The Government, and its predecessor (which devised and approved a great proportion of state spending on the Rugby World Cup) have estimated hosting the tournament will generate more than $1.15 billion in total economic activity, with $500 million going directly into the local economy.

It will add $507 million to our gross domestic product, which is 23% more than was estimated by the Clark government when it decided to support the original bid. Tax revenues alone are expected to generate $112 million.

Although there will also be direct benefits to local economies in several regional centres - including Dunedin, Queenstown and Invercargill - it is Auckland, where the Maori pavilion will be sited, which will benefit most directly, gaining an estimated $240 million in additional gross domestic product, and $262 million in direct spending.

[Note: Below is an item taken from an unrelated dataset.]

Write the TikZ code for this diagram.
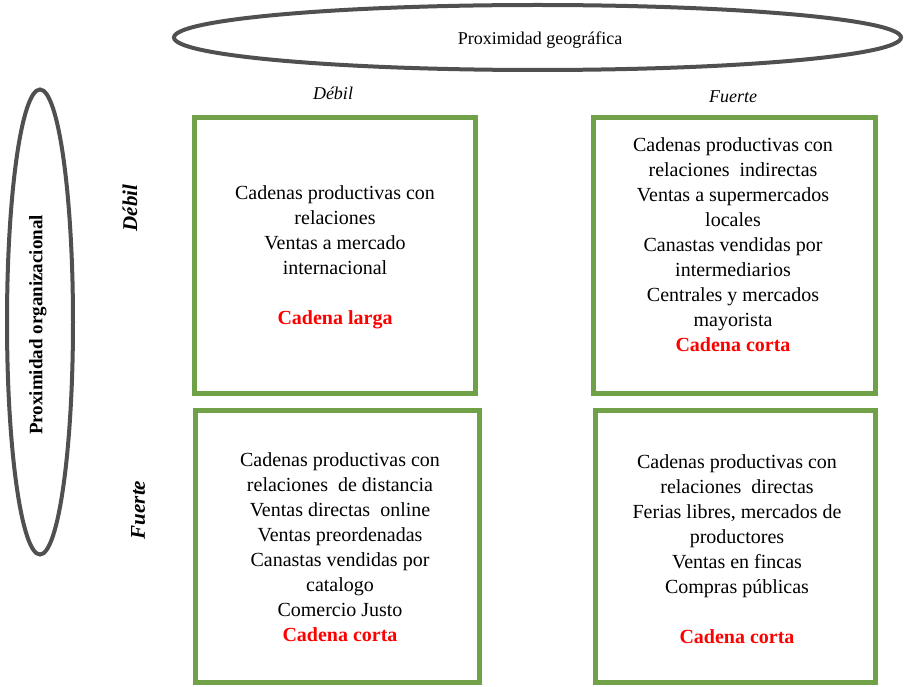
\documentclass[tikz,border=0pt]{standalone}
\usepackage{fontspec}
\setmainfont{Liberation Serif}
\usetikzlibrary{shapes.geometric}
\definecolor{boxgreen}{RGB}{112,160,72}
\definecolor{ellgray}{RGB}{80,80,80}
\begin{document}
\begin{tikzpicture}[x=1pt,y=-1pt,
  quad/.style={draw=boxgreen, line width=5pt, inner sep=0pt, fill=white},
  oval/.style={ellipse, draw=ellgray, line width=4pt, inner sep=0pt},
  body/.style={align=center, inner sep=0pt, font=\fontsize{20}{25}\selectfont},
  axis/.style={inner sep=0pt, font=\fontsize{18}{22}\selectfont\itshape},
  sidelab/.style={inner sep=0pt, rotate=90, font=\fontsize{21}{25}\selectfont\bfseries\itshape},
  hot/.style={}]
\useasboundingbox (0,0) rectangle (905,687);
\fill[white] (0,0) rectangle (905,687);

% ellipses
\node[oval, minimum width=727pt, minimum height=65pt] (geo) at (537.5,37.5) {};
\node[inner sep=0pt, font=\fontsize{18}{22}\selectfont] (geot) at (540,40) {Proximidad geográfica};
\node[oval, minimum width=66pt, minimum height=465pt] (org) at (40,322) {};
\node[inner sep=0pt, rotate=90, font=\fontsize{19}{22}\selectfont\bfseries] (orgt) at (38,325) {Proximidad organizacional};

% axis labels
\node[axis] (gdeb) at (333,93) {Débil};
\node[axis] (gfue) at (733,97) {Fuerte};
\node[sidelab] (odeb) at (130,208) {Débil};
\node[sidelab] (ofue) at (138,510) {Fuerte};

% boxes
\node[quad, minimum width=281pt, minimum height=276pt] (b1) at (335,255.5) {};
\node[quad, minimum width=282pt, minimum height=276pt] (b2) at (734.5,255.5) {};
\node[quad, minimum width=284pt, minimum height=272pt] (b3) at (337.5,546.5) {};
\node[quad, minimum width=280pt, minimum height=272pt] (b4) at (735.5,546.5) {};

% box texts
\node[body] (t1) at (335,257) {Cadenas productivas con\\ relaciones\\ Ventas a mercado\\ internacional\\[25pt] \textcolor{red}{\textbf{Cadena larga}}};
\node[body] (t2) at (733,245) {Cadenas productivas con\\ relaciones\ \ indirectas\\ Ventas a supermercados\\ locales\\ Canastas vendidas por\\ intermediarios\\ Centrales y mercados\\ mayorista\\ \textcolor{red}{\textbf{Cadena corta}}};
\node[body] (t3) at (340,547) {Cadenas productivas con\\ relaciones\ \ de distancia\\ Ventas directas\ \ online\\ Ventas preordenadas\\ Canastas vendidas por\\ catalogo\\ Comercio Justo\\ \textcolor{red}{\textbf{Cadena corta}}};
\node[body] (t4) at (737,549) {Cadenas productivas con\\ relaciones\ \ directas\\ Ferias libres, mercados de\\ productores\\ Ventas en fincas\\ Compras públicas\\[25pt] \textcolor{red}{\textbf{Cadena corta}}};
\end{tikzpicture}
\end{document}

Furthermore, estimates of numbers of visitors expected in the country range as high as 85,000, along with 2500 international media representatives who will inform a global audience estimated at peak interest to be about a billion.

It might be thought advantageous to the country that at some point during the tournament, at a location with a likely high flow of visitors, it would be beneficial to have a display of one aspect of New Zealand that makes us unique in the world.

If this might be thought a touch excessive, consider the benefits to our country internationally when the remarkable (and far more expensive) Te Maori exhibition toured the United States in 1984, engendering an enormous sense of local pride.

The pavilion's critics argue that it alone will not attract a single visitor to this country, and perhaps they are right, but it will provide an opportunity for visitors to see an aspect of New Zealand that has nothing to do with rugby, just as many are expected to tour before or after the games.

Then, too, some critics are attacking the project because, they allege, it is a sop to the Maori Party partner in the governing coalition. This claim conveniently overlooks the context of the other facilities planned for the downtown area in connection with the cup.

The pavilion will be near a $9.8 million structure, funded by taxpayers, which will house trade displays for New Zealand industries. It is also expected to host events including a food and beverage exposition, displays of New Zealand high fashion and similar events including tourism-related promotions.

It is also relevant to note that alongside these facilities will be the $12 million inflatable rugby ball that has been used to promote the event overseas. The Labour Party describes the Maori pavilion as an "expensive indulgence", but on the basis of some of the costs of these other promotional activities, the nation may be getting a very good deal.

After all, the Government would justly be held to account if it did not take every reasonable opportunity to promote the country at such a time of unprecedented international exposure.